Still to be paid court costs they were awarded after the High Court ruled in their favour dismissing the challenge to the passage of the Natural Resource Fund (NRF) Bill; Speaker of the National Assembly, its Clerk and the Parliament Office have threatened legal action.

Through attorney Sase Gunraj, they are pursuing Opposition Chief Whip Christopher Jones and trade unionist Norris Witter by whom the action had been filed; for the $750,000 collectively awarded to them.

Gunraj in a statement to the press said that since Justice Navindra Singh’s order of June 19th, 2023 that costs be paid, neither Jones nor Witter have complied.
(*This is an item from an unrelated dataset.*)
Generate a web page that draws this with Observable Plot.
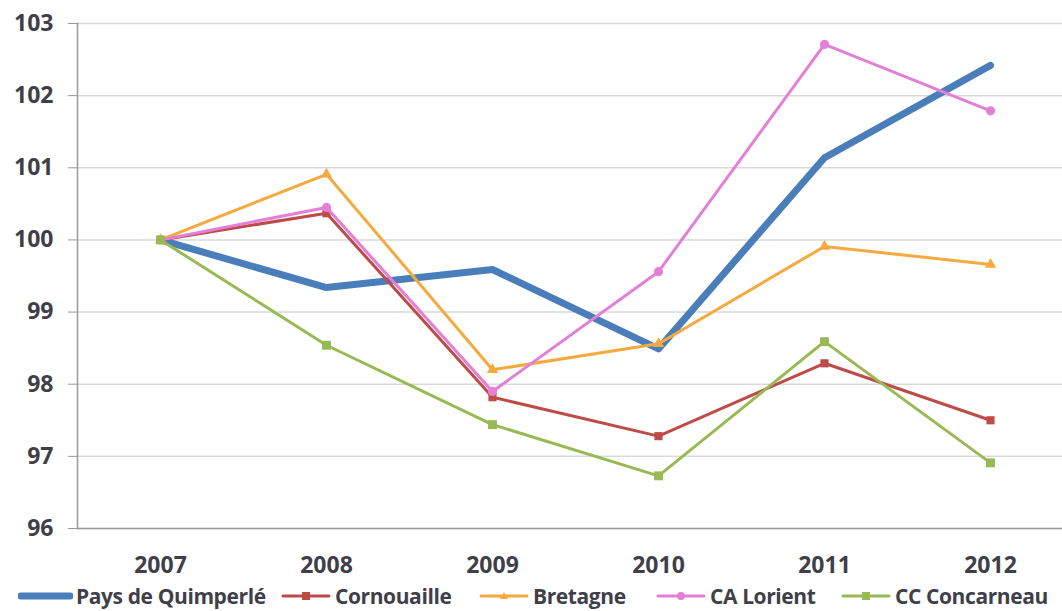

Demanding the payment, the lawyer said that his clients are giving the duo no later than today to pay up, failing which legal proceedings will be instituted to recover the sum.

Justice Singh had awarded the Speaker, Clerk and Parliament Office; who were among the Defendants to the action; costs in the sum of $250,000 each which is to be borne by Jones Witter.

Declaring that “the presence, absence or use of the Mace in the National Assembly is not provided for in the Constitution or the Laws of Guyana,” Justice Singh dismissed the entire case brought by the opposition, in its challenge to the December 2021 passage of the Natural Resource Fund (NRF) Bill.

He had said its significance was clearly only “symbolic,” even as he underscored that it was just a “length of metal” incapable of grounding any legitimacy of acts done by elected representatives of the country.

The Opposition’s main contention had been that because the ceremonial Mace was not in place at the time the vote was taken, the Bill could not be regarded as having been validly passed.

During a chaotic session that saw upheaval in the parliamentary chamber on December 29th, 2021, opposition APNU+AFC MPs, in a failed bid to derail the passage of the Bill, attempted to seize the ceremonial Mace—the symbol of authority in the House.

In the midst of the mayhem, a replica Mace was brought in, but the Opposition was adamant that in the absence of the authentic Mace, the Bill could not have been lawfully passed. They argued too, that members were required to be seated during the voting process.

In his ruling throwing out the case, Justice Singh said among other things that it was clear from the evidence that “the Mace is nothing more than a relic, intended only to be [of] symbolic existence in the National Assembly.”